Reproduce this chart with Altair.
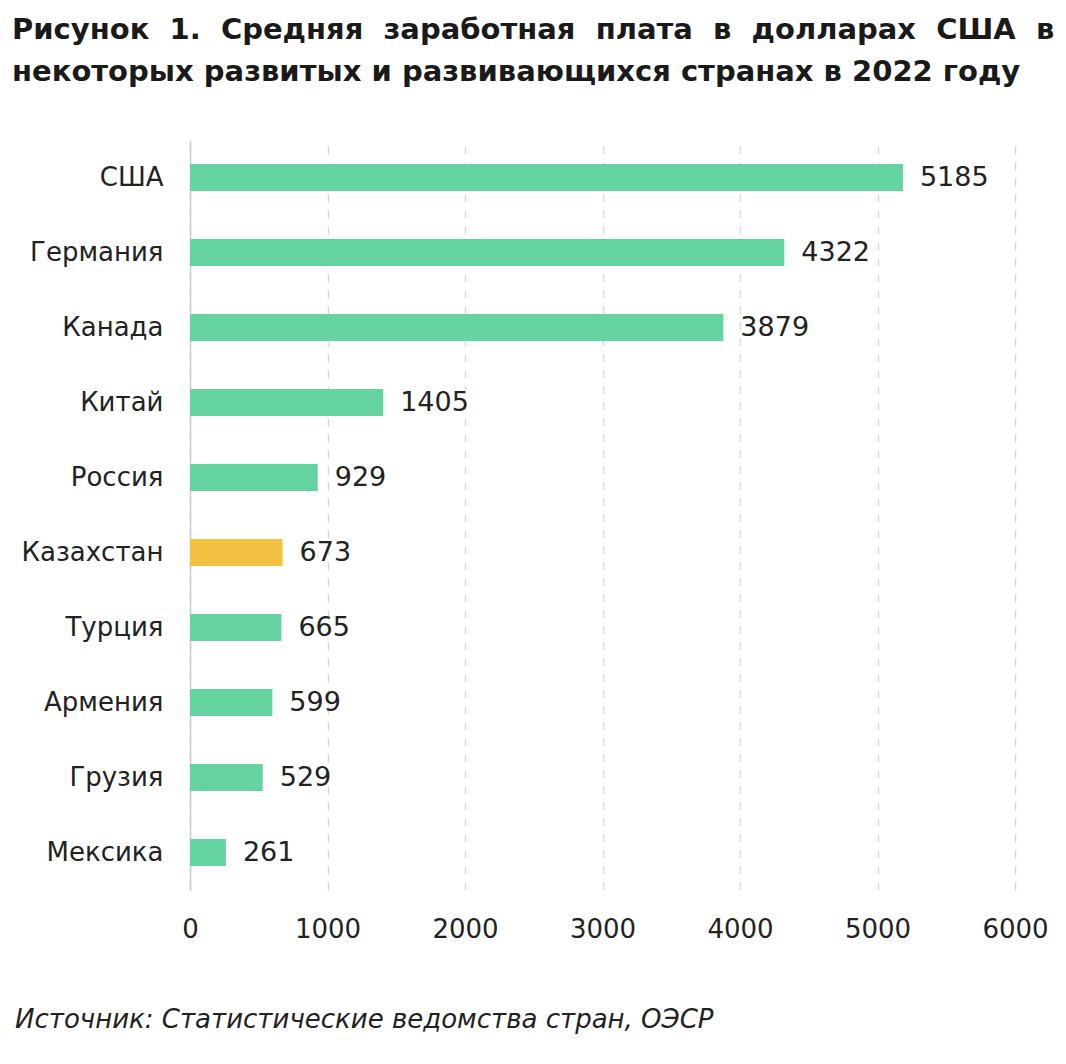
import altair as alt
import pandas as pd

countries = ["США", "Германия", "Канада", "Китай", "Россия", "Казахстан", "Турция", "Армения", "Грузия", "Мексика"]
wages = [5185, 4322, 3879, 1405, 929, 673, 665, 599, 529, 261]
highlight = ["Казахстан"]
title_lines = ["Рисунок 1. Средняя заработная плата в долларах США в",
               "некоторых развитых и развивающихся странах в 2022 году"]
source_text = "Источник: Статистические ведомства стран, ОЭСР"
x_ticks = [0, 1000, 2000, 3000, 4000, 5000, 6000]

df = pd.DataFrame({"country": countries, "wage": wages,
                   "hl": ["yes" if c in highlight else "no" for c in countries]})

FONT = "DejaVu Sans"
y_enc = alt.Y("country:N", sort=countries, title=None,
              scale=alt.Scale(paddingInner=0.64, paddingOuter=0.32),
              axis=alt.Axis(labelFontSize=26, labelColor="#222222", labelFont=FONT,
                            labelPadding=27, ticks=False, domainColor="#cccccc",
                            domainWidth=1.5, grid=False))
x_enc = alt.X("wage:Q", title=None,
              scale=alt.Scale(domain=[0, 6000], nice=False),
              axis=alt.Axis(values=x_ticks, format="d", labelFontSize=26, labelColor="#222222",
                            labelFont=FONT, labelPadding=26, labelFlush=False, ticks=False,
                            domain=False, grid=True, gridDash=[8, 8], gridColor="#d9d9d9",
                            gridWidth=1.5))

bars = alt.Chart(df).mark_bar().encode(
    x=x_enc, y=y_enc,
    color=alt.Color("hl:N", scale=alt.Scale(domain=["no", "yes"], range=["#66D4A1", "#F4C242"]),
                    legend=None),
)
labels = alt.Chart(df).mark_text(align="left", baseline="middle", dx=17,
                                 fontSize=27, font=FONT, color="#222222").encode(
    x="wage:Q", y=alt.Y("country:N", sort=countries), text="wage:Q")

line1 = title_lines[0].replace(" ", "\u00a0\u00a0")
t1 = alt.Chart(pd.DataFrame({"t": [line1]})).mark_text(
    align="left", baseline="middle", fontSize=29, fontWeight="bold", font=FONT,
    color="#1a1a1a").encode(text="t:N", x=alt.value(-178), y=alt.value(-110))
t2 = alt.Chart(pd.DataFrame({"t": [title_lines[1]]})).mark_text(
    align="left", baseline="middle", fontSize=29, fontWeight="bold", font=FONT,
    color="#1a1a1a").encode(text="t:N", x=alt.value(-178), y=alt.value(-68))
src = alt.Chart(pd.DataFrame({"t": [source_text]})).mark_text(
    align="left", baseline="middle", fontSize=26, fontStyle="italic", font=FONT,
    color="#222222").encode(text="t:N", x=alt.value(-175), y=alt.value(880))

chart = alt.layer(bars, labels, t1, t2, src).properties(
    width=825, height=750,
    autosize=alt.AutoSizeParams(type="none"),
    padding={"left": 190, "top": 140, "right": 51, "bottom": 174},
).configure(background="white").configure_view(stroke=None, strokeWidth=0)

chart.save("out.html", embed_options={"renderer": "svg", "actions": False})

● Description of the task
Give again, word for word, every line from the top of the data through the line with "c in highlight", both ends included, and exclude the pictures.

● The solution
Reproduce this chart with Altair.
import altair as alt
import pandas as pd

countries = ["США", "Германия", "Канада", "Китай", "Россия", "Казахстан", "Турция", "Армения", "Грузия", "Мексика"]
wages = [5185, 4322, 3879, 1405, 929, 673, 665, 599, 529, 261]
highlight = ["Казахстан"]
title_lines = ["Рисунок 1. Средняя заработная плата в долларах США в",
               "некоторых развитых и развивающихся странах в 2022 году"]
source_text = "Источник: Статистические ведомства стран, ОЭСР"
x_ticks = [0, 1000, 2000, 3000, 4000, 5000, 6000]

df = pd.DataFrame({"country": countries, "wage": wages,
                   "hl": ["yes" if c in highlight else "no" for c in countries]})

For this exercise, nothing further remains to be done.